My marriage seemed to improve, and then flounder over the next three years. Breastfeeding my first and second child continued to be an issue with my husband, even one that he brought up in marriage counseling. But I found breastfeeding to be a loving, nurturing experience to bond with my children.

I nursed my son for 21 months until I became pregnant with my daughter. I longed to tandem nurse, but with night nursing, carrying out all of the home responsibilities, being the primary earner, and dealing with issues with my husband, I didn't know how I would be able to do it. I weaned my son gently and slowly and cried when we were done. I stopped seeing the therapist who suggested I should be like other mothers who were glad for a little time to themselves. Through everything, there was La Leche League.

I continued to attend meetings, read the literature, and call my Leaders. I was convinced that I was doing what was right for my children. I was able to develop a close, loving, bond with them that I had lacked with my own parents, and did not have in my marriage.

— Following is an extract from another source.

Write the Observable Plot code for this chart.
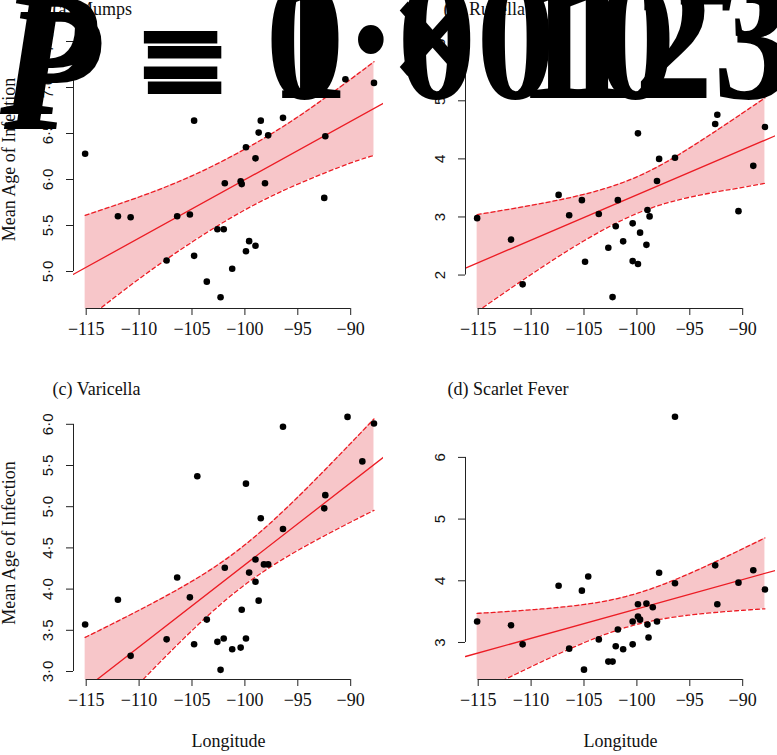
<!DOCTYPE html>
<html><head><meta charset="utf-8">
<script src="https://cdn.jsdelivr.net/npm/d3@7"></script>
<script src="https://cdn.jsdelivr.net/npm/@observablehq/plot@0.6"></script>
<style>
body{margin:0;background:#fff;}
#wrap{position:relative;width:777px;height:755px;overflow:hidden;background:#fff;}
.panel{position:absolute;}
.big{position:absolute;font-family:"Liberation Serif","Times New Roman",serif;font-weight:bold;font-size:158px;line-height:1;white-space:nowrap;color:#000;z-index:5;transform:scaleY(1.12);transform-origin:0 0;}
</style></head><body>
<div id="wrap"></div>
<script>
// ---------- data ----------
const panelTitles = ["(a) Mumps", "(b) Rubella", "(c) Varicella", "(d) Scarlet Fever"];
const xAxisLabel = "Longitude";
const yAxisLabel = "Mean Age of Infection";
const bigTextA = ["P", " =", " 0·00123"];
const bigTextB = ["P", " =", " 1 × 10", "−3"];

const mumpsLon = [-115.1, -112.0, -110.8, -107.4, -106.4, -105.2, -104.8, -104.8, -103.6, -102.6, -102.3, -102.0, -101.9, -101.2, -100.4, -100.3, -99.9, -99.9, -99.6, -99.0, -99.0, -98.7, -98.5, -98.1, -97.8, -96.4, -92.5, -92.4, -90.5, -87.8];
const mumpsAge = [6.28, 5.60, 5.59, 5.12, 5.60, 5.62, 6.64, 5.17, 4.89, 5.46, 4.72, 5.46, 5.96, 5.03, 5.98, 5.95, 6.35, 5.22, 5.33, 5.28, 6.23, 6.51, 6.64, 5.96, 6.48, 6.67, 5.80, 6.47, 7.09, 7.05];

const rubellaLon = [-115.1, -111.9, -110.8, -107.4, -106.4, -105.2, -104.9, -103.6, -102.7, -102.3, -102.0, -101.8, -101.3, -100.4, -100.4, -99.9, -99.9, -99.7, -99.1, -99.0, -98.8, -98.1, -97.9, -96.4, -92.6, -92.4, -90.4, -89.0, -87.9];
const rubellaAge = [2.98, 2.61, 1.84, 3.38, 3.03, 3.29, 2.23, 3.05, 2.47, 1.62, 2.84, 3.29, 2.58, 2.24, 2.89, 4.44, 2.19, 2.73, 2.52, 3.12, 3.01, 3.62, 4.00, 4.02, 4.60, 4.76, 3.10, 3.88, 4.55];

const varicellaLon = [-115.1, -112.0, -110.8, -107.4, -106.4, -105.2, -104.5, -104.8, -103.6, -102.6, -102.3, -102.0, -101.9, -101.2, -100.4, -100.3, -99.9, -99.9, -99.6, -99.0, -99.0, -98.7, -98.5, -98.2, -97.8, -96.4, -96.4, -92.5, -92.4, -90.3, -88.9, -87.8];
const varicellaAge = [3.57, 3.87, 3.19, 3.39, 4.14, 3.90, 5.37, 3.33, 3.63, 3.36, 3.02, 3.40, 4.26, 3.27, 3.29, 3.75, 5.28, 3.40, 4.20, 4.36, 4.09, 3.86, 4.86, 4.30, 4.30, 5.97, 4.73, 4.98, 5.14, 6.09, 5.55, 6.01];

const scarletLon = [-115.1, -111.9, -110.8, -107.4, -106.4, -105.2, -105.0, -104.6, -103.6, -102.7, -102.3, -102.0, -101.8, -101.3, -100.4, -100.4, -99.9, -99.9, -99.7, -99.1, -99.0, -98.9, -98.5, -98.1, -97.9, -96.4, -96.4, -92.6, -92.4, -90.4, -89.0, -87.9];
const scarletAge = [3.34, 3.28, 2.97, 3.92, 2.90, 3.84, 2.56, 4.07, 3.05, 2.69, 2.69, 2.94, 3.21, 2.89, 2.97, 3.34, 3.62, 3.42, 3.37, 3.63, 3.29, 3.08, 3.57, 3.34, 4.13, 6.66, 3.96, 4.25, 3.62, 3.97, 4.17, 3.86];

// fitted line and 95% band of panels (a) and (b)
// (their fits include points hidden behind the large overlaid text)
const mumpsFitEnds = [4.97, 6.83];
const mumpsBandLon = [-115.1, -110, -105, -100, -95, -90, -87.8];
const mumpsBandLow = [4.47, 4.92, 5.32, 5.67, 5.95, 6.18, 6.26];
const mumpsBandHigh = [5.61, 5.81, 6.04, 6.33, 6.68, 7.09, 7.28];
const rubellaFitEnds = [2.12, 4.40];
const rubellaBandLon = [-115.1, -110, -105, -100, -95, -90, -87.9];
const rubellaBandLow = [1.37, 2.01, 2.59, 3.06, 3.34, 3.51, 3.58];
const rubellaBandHigh = [3.04, 3.20, 3.39, 3.69, 4.19, 4.79, 5.05];

const xTicks = [-115, -110, -105, -100, -95, -90];
const xLimits = [-116.2, -86.9];
const mumpsTicks = [5.0, 5.5, 6.0, 6.5, 7.0, 7.5];
const rubellaTicks = [2, 3, 4, 5, 6];
const varicellaTicks = [3.0, 3.5, 4.0, 4.5, 5.0, 5.5, 6.0];
const scarletTicks = [3, 4, 5, 6];
const mumpsLimits = [4.598, 7.837];
const rubellaLimits = [1.424, 6.555];
const varicellaLimits = [2.903, 6.216];
const scarletLimits = [2.40, 6.825];

// ---------- helpers ----------
const midDot1 = d => d.toFixed(1).replace(".", "·");
const intFmt = d => String(d);
const lonFmt = d3.format("d");

function tQuant975(df) {
  const z = 1.959964;
  return z + (z ** 3 + z) / (4 * df) + (5 * z ** 5 + 16 * z ** 3 + 3 * z) / (96 * df * df)
    + (3 * z ** 7 + 19 * z ** 5 + 17 * z ** 3 - 15 * z) / (384 * df ** 3);
}
// least-squares fit with 95% confidence band, from a panel's points
function fitBand(lon, age) {
  const n = lon.length, mx = d3.mean(lon), my = d3.mean(age);
  const sxx = d3.sum(lon, x => (x - mx) ** 2);
  const sxy = d3.sum(lon.map((x, i) => (x - mx) * (age[i] - my)));
  const b = sxy / sxx, a = my - b * mx;
  const s = Math.sqrt(d3.sum(lon.map((x, i) => (age[i] - a - b * x) ** 2)) / (n - 2));
  const t = tQuant975(n - 2);
  const [lo, hi] = d3.extent(lon);
  const band = d3.range(121).map(i => {
    const x = lo + (hi - lo) * i / 120;
    const yhat = a + b * x;
    const h = t * s * Math.sqrt(1 / n + (x - mx) ** 2 / sxx);
    return {x, lo: yhat - h, hi: yhat + h};
  });
  const line = xLimits.map(x => ({x, y: a + b * x}));
  return {band, line, curve: "linear"};
}
function readBand(bLon, bLow, bHigh, ends) {
  return {
    band: bLon.map((x, i) => ({x, lo: bLow[i], hi: bHigh[i]})),
    line: xLimits.map((x, i) => ({x, y: ends[i]})),
    curve: "natural"
  };
}

// ---------- layout ----------
const RED = "#ec1c24";
const PINK = "#f7c6c9";
const AX = "#222";
const SERIF = "Liberation Serif, Times New Roman, serif";
const SANS = "Liberation Sans, Arial, sans-serif";

const panels = [
  {title: panelTitles[0], lon: mumpsLon, age: mumpsAge, ticks: mumpsTicks, lim: mumpsLimits, fmt: midDot1,
   fit: readBand(mumpsBandLon, mumpsBandLow, mumpsBandHigh, mumpsFitEnds),
   left: 0, top: 0, h: 371, mt: 10, mb: 63, ml: 73, mr: 5, tdx: -21, tdy: 4, ylab: true, xlab: false},
  {title: panelTitles[1], lon: rubellaLon, age: rubellaAge, ticks: rubellaTicks, lim: rubellaLimits, fmt: intFmt,
   fit: readBand(rubellaBandLon, rubellaBandLow, rubellaBandHigh, rubellaFitEnds),
   left: 389, top: 0, h: 371, mt: 10, mb: 63, ml: 76, mr: 2, tdx: -22, tdy: 4, ylab: false, xlab: false},
  {title: panelTitles[2], lon: varicellaLon, age: varicellaAge, ticks: varicellaTicks, lim: varicellaLimits, fmt: midDot1,
   fit: fitBand(varicellaLon, varicellaAge),
   left: 0, top: 371, h: 384, mt: 35, mb: 76, ml: 73, mr: 5, tdx: -21, tdy: -12, ylab: true, xlab: true},
  {title: panelTitles[3], lon: scarletLon, age: scarletAge, ticks: scarletTicks, lim: scarletLimits, fmt: intFmt,
   fit: fitBand(scarletLon, scarletAge),
   left: 389, top: 371, h: 384, mt: 35, mb: 76, ml: 76, mr: 2, tdx: -18, tdy: -12, ylab: false, xlab: true}
];

const wrap = document.getElementById("wrap");

for (const p of panels) {
  const f = p.fit;
  const pts = p.lon.map((x, i) => ({x, y: p.age[i]}));
  const marks = [
    Plot.areaY(f.band, {x: "x", y1: "lo", y2: "hi", fill: PINK, curve: f.curve, clip: true}),
    Plot.lineY(f.band, {x: "x", y: "lo", stroke: RED, strokeWidth: 1.3, strokeDasharray: "4,3", curve: f.curve, clip: true}),
    Plot.lineY(f.band, {x: "x", y: "hi", stroke: RED, strokeWidth: 1.3, strokeDasharray: "4,3", curve: f.curve, clip: true}),
    Plot.line(f.line, {x: "x", y: "y", stroke: RED, strokeWidth: 1.3, clip: true}),
    Plot.dot(pts, {x: "x", y: "y", r: 3.3, fill: "#000", stroke: "none"}),
    Plot.ruleY([p.lim[0]], {x1: xTicks[0], x2: xTicks[xTicks.length - 1], stroke: AX, strokeWidth: 1}),
    Plot.ruleX([xLimits[0]], {y1: p.ticks[0], y2: p.ticks[p.ticks.length - 1], stroke: AX, strokeWidth: 1}),
    Plot.axisX({ticks: xTicks, tickSize: 7, tickPadding: 7, tickFormat: lonFmt, fontSize: 18, fontFamily: SERIF, fill: "#111", stroke: AX, label: null}),
    Plot.axisY({ticks: p.ticks, tickSize: 7, tickPadding: 14, tickRotate: -90, tickFormat: p.fmt, fontSize: 15, fontFamily: SANS, fill: "#111", stroke: AX, label: null}),
    Plot.text([p.title], {text: d => d, frameAnchor: "top-left", dx: p.tdx, dy: p.tdy, textAnchor: "start", lineAnchor: "bottom", fontSize: 18, fontFamily: SERIF, fill: "#111"})
  ];
  if (p.ylab) marks.push(Plot.text([yAxisLabel], {text: d => d, frameAnchor: "left", dx: -59, rotate: -90, textAnchor: "middle", lineAnchor: "bottom", fontSize: 18, fontFamily: SERIF, fill: "#111"}));
  if (p.xlab) marks.push(Plot.text([xAxisLabel], {text: d => d, frameAnchor: "bottom", dy: 67, textAnchor: "middle", lineAnchor: "bottom", fontSize: 18, fontFamily: SERIF, fill: "#111"}));

  const chart = Plot.plot({
    width: 388, height: p.h,
    marginTop: p.mt, marginBottom: p.mb, marginLeft: p.ml, marginRight: p.mr,
    x: {domain: xLimits},
    y: {domain: p.lim},
    style: {background: "transparent", overflow: "visible"},
    marks
  });
  chart.classList.add("panel");
  chart.style.left = p.left + "px";
  chart.style.top = p.top + "px";
  wrap.appendChild(chart);
}

// large overlaid text (as in the reference)
const a = document.createElement("div");
a.className = "big";
a.style.left = "0px"; a.style.top = "-50px";
a.innerHTML = `<span style="position:relative;top:14px"><i>${bigTextA[0]}</i>${bigTextA[1]}</span>${bigTextA[2]}`;
wrap.appendChild(a);
const b = document.createElement("div");
b.className = "big";
b.style.left = "4px"; b.style.top = "-50px";
b.innerHTML = `<span style="position:relative;top:28px"><i>${bigTextB[0]}</i>${bigTextB[1]}</span>${bigTextB[2]}<span style="font-size:0.62em;position:relative;top:-0.55em">${bigTextB[3]}</span>`;
wrap.appendChild(b);
</script>
</body></html>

My children are now five and three, and my nursing days are over. I nursed my daughter until she was 27 months old. My marriage has since ended. I am so glad that I chose what was best for my children over a marriage that was doomed to end.

I wanted so much to write to share my story. Often, I read other mothers' experiences in NEW BEGINNINGS and all of their partners seemed to be supportive. When I was going through such a difficult time, I wondered, "Are there others like me?"

I hope that my story can reach women whose partners, family, or friends may not be supportive of breastfeeding, or other parenting choices. Sometimes the decisions are difficult, but looking at my two sweet children, both healthy and happy, I am glad I made the choices that I did, and am thankful for La Leche League for helping me along the way.